Canada's energy industry is bracing for more budget cuts and possibly another wave of layoffs even as crude prices edge up from multiyear lows.
Major oil and gas companies will begin rolling out financial results this week that will reflect the first full quarter of severely depressed oil prices, triggering what could be a third wave of cutbacks in a sector rocked by one of the worst downturns in years.
The sharp plunge in U.S. and world oil prices since last summer has wiped billions of dollars from capital budgets, hammered corporate profits and led to thousands of job cuts in Alberta's dominant industry. Investor dividends have been chopped and growth prospects in the oil sands have been thrown into neutral, as long-term projects get shelved.
Industry cash flow after taxes is expected to shrivel this year to levels not seen since the late 1990s, reflecting sinking commodity prices and soaring costs in a region once viewed as a key driver of North American oil production growth.
"We think there's more room to go down," said Peter Tertzakian, chief energy economist at ARC Financial Corp. in Calgary. "It's not going to be a significant step down in [capital expenditures] this time around, but I think you will see some more budget pullbacks."
Alberta and other energy-producing regions are feeling the brunt of the months-long oil rout, despite signs that crude prices are firming up.
Unemployment in the province, for years among the country's lowest, has ticked up to 5.5 per cent, well under the national rate of 6.8 per cent, but a marked change from recent years. Jobless claims in the province shot up 29.4 per cent in February – the second consecutive month with an increase of more than 20 per cent and the largest jump since the depths of the 2009 recession, according to Statistics Canada.
Alberta faces a cash crunch of as much as $7-billion, and has announced plans to slash about 1,700 jobs in health care. In the oil patch, cuts that started with contractors and crews on drilling rigs have spread fast to white-collar jobs in head offices as producers dig in for a prolonged slump.
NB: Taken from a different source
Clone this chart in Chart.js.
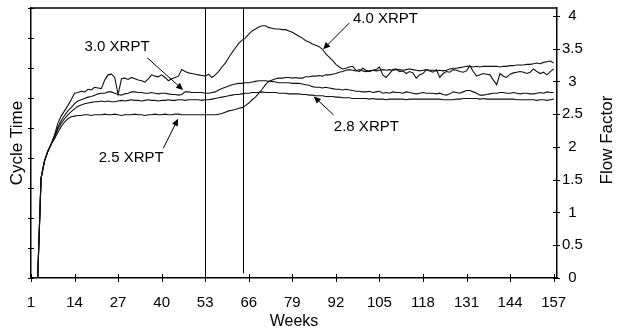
<!DOCTYPE html>
<html>
<head>
<meta charset="utf-8">
<script src="https://cdn.jsdelivr.net/npm/chart.js@4.4.1/dist/chart.umd.min.js"></script>
<style>
  html, body { margin: 0; padding: 0; background: #ffffff; }
  #wrap { width: 619px; height: 331px; }
</style>
</head>
<body>
<div id="wrap"><canvas id="flowChart" width="619" height="331"></canvas></div>
<script>
// Weeks 1..157 on the x axis
const weeks = Array.from({ length: 157 }, (_, i) => i + 1);
const weekTicks = [1, 14, 27, 40, 53, 66, 79, 92, 105, 118, 131, 144, 157];
const flowTicks = [0, 0.5, 1, 1.5, 2, 2.5, 3, 3.5, 4];
const cycleTicks = [0, 1, 2, 3, 4, 5, 6, 7, 8, 9];

// Flow factor per week for each release level
const xrpt25 = [
  0, 0, 0, 1.52, 1.78, 1.93, 2.04, 2.12, 2.22, 2.31,
  2.38, 2.43, 2.46, 2.47, 2.48, 2.48, 2.49, 2.49, 2.48, 2.49,
  2.49, 2.49, 2.50, 2.49, 2.49, 2.50, 2.49, 2.48, 2.49, 2.49,
  2.49, 2.50, 2.49, 2.49, 2.48, 2.49, 2.49, 2.50, 2.49, 2.49,
  2.50, 2.49, 2.49, 2.50, 2.50, 2.49, 2.49, 2.49, 2.49, 2.49,
  2.49, 2.49, 2.49, 2.49, 2.49, 2.49, 2.50, 2.51, 2.53, 2.55,
  2.56, 2.57, 2.59, 2.60, 2.63, 2.67, 2.72, 2.76, 2.82, 2.88,
  2.95, 3.00, 3.02, 3.04, 3.05, 3.05, 3.06, 3.06, 3.05, 3.06,
  3.05, 3.05, 3.07, 3.07, 3.08, 3.08, 3.09, 3.08, 3.10, 3.10,
  3.11, 3.12, 3.14, 3.15, 3.17, 3.18, 3.17, 3.16, 3.18, 3.16,
  3.15, 3.16, 3.17, 3.16, 3.17, 3.18, 3.17, 3.18, 3.17, 3.18,
  3.18, 3.17, 3.18, 3.19, 3.18, 3.17, 3.16, 3.17, 3.18, 3.17,
  3.17, 3.16, 3.17, 3.16, 3.17, 3.19, 3.20, 3.20, 3.21, 3.22,
  3.23, 3.23, 3.22, 3.23, 3.22, 3.23, 3.23, 3.23, 3.23, 3.23,
  3.22, 3.23, 3.23, 3.24, 3.24, 3.25, 3.25, 3.25, 3.26, 3.26,
  3.27, 3.28, 3.27, 3.29, 3.30, 3.31, 3.28
];
const xrpt28 = [
  0, 0, 0, 1.52, 1.78, 1.93, 2.04, 2.14, 2.27, 2.36,
  2.43, 2.49, 2.54, 2.58, 2.62, 2.64, 2.66, 2.67, 2.68, 2.69,
  2.69, 2.70, 2.69, 2.70, 2.69, 2.69, 2.70, 2.71, 2.70, 2.71,
  2.72, 2.71, 2.71, 2.70, 2.71, 2.72, 2.71, 2.71, 2.70, 2.71,
  2.71, 2.72, 2.71, 2.71, 2.72, 2.72, 2.71, 2.72, 2.72, 2.72,
  2.72, 2.71, 2.72, 2.72, 2.73, 2.74, 2.75, 2.76, 2.77, 2.78,
  2.79, 2.80, 2.80, 2.81, 2.82, 2.82, 2.83, 2.83, 2.83, 2.84,
  2.83, 2.83, 2.83, 2.83, 2.82, 2.82, 2.82, 2.81, 2.81, 2.81,
  2.81, 2.80, 2.80, 2.79, 2.79, 2.78, 2.78, 2.78, 2.77, 2.77,
  2.77, 2.76, 2.76, 2.75, 2.75, 2.75, 2.74, 2.74, 2.74, 2.74,
  2.74, 2.73, 2.74, 2.73, 2.73, 2.73, 2.72, 2.73, 2.73, 2.73,
  2.73, 2.73, 2.72, 2.73, 2.73, 2.73, 2.73, 2.73, 2.73, 2.73,
  2.73, 2.73, 2.73, 2.72, 2.72, 2.72, 2.72, 2.73, 2.73, 2.74,
  2.74, 2.74, 2.74, 2.74, 2.73, 2.74, 2.73, 2.73, 2.73, 2.73,
  2.73, 2.73, 2.73, 2.73, 2.73, 2.72, 2.72, 2.72, 2.72, 2.72,
  2.72, 2.71, 2.72, 2.72, 2.71, 2.72, 2.73
];
const xrpt30 = [
  0, 0, 0, 1.52, 1.78, 1.93, 2.04, 2.16, 2.30, 2.40,
  2.48, 2.55, 2.60, 2.66, 2.70, 2.72, 2.74, 2.76, 2.77, 2.79,
  2.81, 2.82, 2.82, 2.84, 2.84, 2.82, 2.80, 2.79, 2.81, 2.82,
  2.84, 2.84, 2.83, 2.83, 2.82, 2.82, 2.83, 2.82, 2.81, 2.82,
  2.82, 2.81, 2.80, 2.80, 2.79, 2.80, 2.84, 2.84, 2.83, 2.83,
  2.83, 2.83, 2.82, 2.82, 2.83, 2.84, 2.87, 2.89, 2.91, 2.93,
  2.95, 2.96, 2.97, 2.97, 2.98, 2.98, 2.99, 3.00, 3.01, 3.01,
  3.01, 3.00, 3.00, 2.99, 2.98, 2.98, 2.98, 2.98, 2.97, 2.97,
  2.97, 2.96, 2.95, 2.94, 2.92, 2.91, 2.91, 2.90, 2.91, 2.90,
  2.89, 2.88, 2.88, 2.87, 2.88, 2.87, 2.86, 2.85, 2.85, 2.84,
  2.84, 2.85, 2.83, 2.84, 2.85, 2.82, 2.83, 2.82, 2.84, 2.83,
  2.83, 2.82, 2.84, 2.83, 2.82, 2.81, 2.82, 2.83, 2.82, 2.82,
  2.82, 2.81, 2.82, 2.80, 2.79, 2.81, 2.84, 2.83, 2.82, 2.84,
  2.86, 2.86, 2.84, 2.82, 2.79, 2.79, 2.80, 2.81, 2.82, 2.82,
  2.83, 2.83, 2.82, 2.82, 2.83, 2.82, 2.81, 2.82, 2.82, 2.81,
  2.81, 2.82, 2.83, 2.82, 2.84, 2.83, 2.83
];
const xrpt40 = [
  0, 0, 0, 1.52, 1.78, 1.93, 2.04, 2.18, 2.36, 2.47,
  2.55, 2.63, 2.72, 2.82, 2.83, 2.85, 2.84, 2.88, 2.87, 2.91,
  2.90, 2.89, 3.02, 3.10, 3.11, 3.06, 2.80, 3.04, 3.05, 3.03,
  3.06, 3.04, 3.02, 3.01, 2.99, 3.04, 3.10, 3.08, 3.07, 3.10,
  3.06, 3.01, 3.04, 3.06, 3.08, 3.18, 3.15, 3.13, 3.12, 3.11,
  3.10, 3.09, 3.08, 3.11, 3.06, 3.10, 3.15, 3.22, 3.28, 3.36,
  3.44, 3.51, 3.58, 3.63, 3.66, 3.72, 3.77, 3.80, 3.83, 3.85,
  3.85, 3.82, 3.81, 3.80, 3.80, 3.79, 3.79, 3.77, 3.75, 3.72,
  3.69, 3.66, 3.62, 3.60, 3.57, 3.55, 3.53, 3.49, 3.42, 3.37,
  3.32, 3.26, 3.22, 3.19, 3.20, 3.22, 3.23, 3.17, 3.15, 3.20,
  3.17, 3.15, 3.17, 3.18, 3.22, 3.10, 3.06, 3.12, 3.18, 3.19,
  3.15, 3.16, 3.12, 3.15, 3.13, 3.05, 3.10, 3.12, 3.18, 3.16,
  3.14, 3.18, 3.06, 3.12, 3.15, 3.14, 3.18, 3.17, 3.15, 3.14,
  3.16, 3.24, 3.15, 3.08, 3.10, 3.12, 3.11, 3.10, 3.02, 2.95,
  3.12, 3.08, 3.06, 3.11, 3.13, 3.14, 3.15, 3.14, 3.12, 3.14,
  3.19, 3.15, 3.12, 3.14, 3.10, 3.15, 3.19
];

const seriesNames = ['2.5 XRPT', '2.8 XRPT', '3.0 XRPT', '4.0 XRPT'];
const seriesValues = [xrpt25, xrpt28, xrpt30, xrpt40];

// Callout labels: text anchor, arrow tail and arrow tip, in (week, flow) units
const callouts = [
  { text: '2.5 XRPT', at: [30.9, 1.83], from: [40.5, 1.98], to: [44.9, 2.43] },
  { text: '2.8 XRPT', at: [101.1, 2.30], from: [91.3, 2.49], to: [85.4, 2.77] },
  { text: '3.0 XRPT', at: [26.7, 3.53], from: [35.7, 3.36], to: [46.4, 2.87] },
  { text: '4.0 XRPT', at: [106.8, 3.96], from: [96.0, 3.89], to: [88.2, 3.49] }
];

// Vertical marker lines (week, lowest flow value reached)
const markers = [[53, 0], [64.4, 0.07]];

const FONT = 'Liberation Sans, Arial, sans-serif';
Chart.defaults.font.family = FONT;
Chart.defaults.font.size = 15;
Chart.defaults.color = '#000000';

function drawArrow(ctx, x1, y1, x2, y2) {
  const ang = Math.atan2(y2 - y1, x2 - x1);
  const len = 7, half = 3.2;
  ctx.beginPath();
  ctx.moveTo(x1, y1);
  ctx.lineTo(x2 - Math.cos(ang) * len * 0.8, y2 - Math.sin(ang) * len * 0.8);
  ctx.stroke();
  ctx.beginPath();
  ctx.moveTo(x2, y2);
  ctx.lineTo(x2 - Math.cos(ang) * len - Math.sin(ang) * half, y2 - Math.sin(ang) * len + Math.cos(ang) * half);
  ctx.lineTo(x2 - Math.cos(ang) * len + Math.sin(ang) * half, y2 - Math.sin(ang) * len - Math.cos(ang) * half);
  ctx.closePath();
  ctx.fill();
}

const overlay = {
  id: 'overlay',
  afterDatasetsDraw(chart) {
    const { ctx, chartArea: area, scales } = chart;
    const x = scales.x, flow = scales.flow, cycle = scales.cycle;
    ctx.save();
    ctx.strokeStyle = '#000';
    ctx.fillStyle = '#000';

    // top edge of the frame
    ctx.lineWidth = 1.5;
    ctx.beginPath();
    ctx.moveTo(area.left, area.top);
    ctx.lineTo(area.right, area.top);
    ctx.stroke();

    // tick marks crossing the axes
    ctx.lineWidth = 1;
    ctx.beginPath();
    x.ticks.forEach(t => {
      const px = Math.round(x.getPixelForValue(t.value)) + 0.5;
      ctx.moveTo(px, area.bottom - 4);
      ctx.lineTo(px, area.bottom + 4);
    });
    cycle.ticks.forEach(t => {
      const py = Math.round(cycle.getPixelForValue(t.value)) + 0.5;
      ctx.moveTo(area.left - 3, py);
      ctx.lineTo(area.left + 3, py);
    });
    flow.ticks.forEach(t => {
      const py = Math.round(flow.getPixelForValue(t.value)) + 0.5;
      ctx.moveTo(area.right - 4, py);
      ctx.lineTo(area.right + 3, py);
    });
    ctx.stroke();

    // vertical markers
    ctx.beginPath();
    markers.forEach(([wk, low]) => {
      const px = Math.round(x.getPixelForValue(wk)) + 0.5;
      ctx.moveTo(px, area.top);
      ctx.lineTo(px, flow.getPixelForValue(low));
    });
    ctx.stroke();

    // callouts
    ctx.font = '15px ' + FONT;
    ctx.textAlign = 'center';
    ctx.textBaseline = 'middle';
    callouts.forEach(c => {
      ctx.fillText(c.text, x.getPixelForValue(c.at[0]), flow.getPixelForValue(c.at[1]));
      drawArrow(ctx,
        x.getPixelForValue(c.from[0]), flow.getPixelForValue(c.from[1]),
        x.getPixelForValue(c.to[0]), flow.getPixelForValue(c.to[1]));
    });

    // right axis title, reading upward
    ctx.font = '17px ' + FONT;
    ctx.translate(607, 140);
    ctx.rotate(-Math.PI / 2);
    ctx.fillText('Flow Factor', 0, 0);
    ctx.restore();
  }
};

const axisBorder = { display: true, color: '#000000', width: 1.5 };
const noGrid = { display: false, drawTicks: false };

new Chart(document.getElementById('flowChart'), {
  type: 'line',
  data: {
    labels: weeks,
    datasets: seriesNames.map((name, i) => ({
      label: name,
      data: seriesValues[i].map((v, j) => ({ x: weeks[j], y: v })),
      yAxisID: 'flow',
      borderColor: '#111111',
      borderWidth: 1.1,
      pointRadius: 0,
      tension: 0,
      fill: false
    }))
  },
  options: {
    responsive: false,
    animation: false,
    layout: { padding: { top: 8, left: 0, right: 0, bottom: 0 } },
    plugins: { legend: { display: false }, tooltip: { enabled: false } },
    scales: {
      x: {
        type: 'linear',
        min: 1,
        max: 158,
        grid: noGrid,
        border: axisBorder,
        afterBuildTicks: s => { s.ticks = weekTicks.map(v => ({ value: v })); },
        afterFit: s => { s.height = 53; s.paddingLeft = 0; s.paddingRight = 0; },
        ticks: { padding: 16, maxRotation: 0, autoSkip: false },
        title: { display: true, text: 'Weeks', font: { size: 16 }, padding: 0 }
      },
      cycle: {
        position: 'left',
        min: 0,
        max: 9,
        grid: noGrid,
        border: axisBorder,
        afterBuildTicks: s => { s.ticks = cycleTicks.map(v => ({ value: v })); },
        afterFit: s => { s.width = 31; s.paddingTop = 0; s.paddingBottom = 0; },
        ticks: { display: false },
        title: { display: true, text: 'Cycle Time', font: { size: 17 }, padding: { top: 7, bottom: 0 } }
      },
      flow: {
        position: 'right',
        min: 0,
        max: 4.12,
        grid: noGrid,
        border: axisBorder,
        afterBuildTicks: s => { s.ticks = flowTicks.map(v => ({ value: v })); },
        afterFit: s => { s.width = 62; s.paddingTop = 0; s.paddingBottom = 0; },
        ticks: { padding: 5, crossAlign: 'center', callback: v => String(v) }
      }
    }
  },
  plugins: [overlay]
});
</script>
</body>
</html>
It adds up to an abrupt slowdown after years of torrid growth, as energy firms struggle to claw back costs to stay competitive in one of the world's most expensive crude oil plays.
"If things continue or they deteriorate from here, I think we may go into another wave of cuts and adjustments in the market," said Brian Reidy, managing consultant in the Calgary office of professional services firm Towers Watson, which advises large oil companies on staffing.
Big oil and gas companies have shed thousands of positions from industry payrolls in recent months, but those numbers don't reflect the spillover effects on companies that supply the industry with everything from drilling equipment to catering services.
A 41-per-cent drop in drilling activity across Western Canada this year is forecast to eliminate an estimated 3,400 direct jobs, for example. But the wider impact could see another 19,500 indirect positions axed, as fewer workers visit restaurants and hotel stays drop.
The skid in oil prices began last June as soaring U.S. shale output combined with lacklustre economic growth in key markets such as China and Europe.
The rout accelerated in November after members of the Organization of Petroleum Exporting Countries stood pat on production quotas. It has since spread through all quarters of the fossil fuels sector, hitting capital plans and employment levels from the oil sands to shale deposits and the icy waters of the Beaufort Sea.
More jobs could disappear as corporate spending shrivels. As of the end of the first quarter, 47 Canadian energy firms are expected to spend a collective $38.7-billion this year, down 30 per cent or $16.4-billion from $55.2-billion in 2014, according to data compiled by investment dealer Macquarie Group Ltd.
The eight largest companies – including oil sands powerhouses Suncor Energy Inc., Cenovus Energy Inc. and Canadian Natural Resources Ltd. – make up the bulk of the cuts in terms of dollars. Their combined spending will drop to $26.9-billion this year, down 25 per cent, or $8.9-billion, from $35.9-billion last year, according to Macquarie. All of them sport slimmer budgets compared with last year.
The raw budget figures do not capture the financial panic that has gripped the industry. Budgets for 2015 have been nothing more than drafts, as gyrating crude prices force companies to make revisions on the fly.
"Everybody's uncertain," said Jim Fearon, vice-president with industry recruitment firm Hays Oil & Gas.
"They're positioning themselves in a way that they've got control of their spending, that they've got their head count and their staffing needs at a level that they need to execute the projects that they deem essential," he said. "It's really a sort of preparation of the business to see what happens next."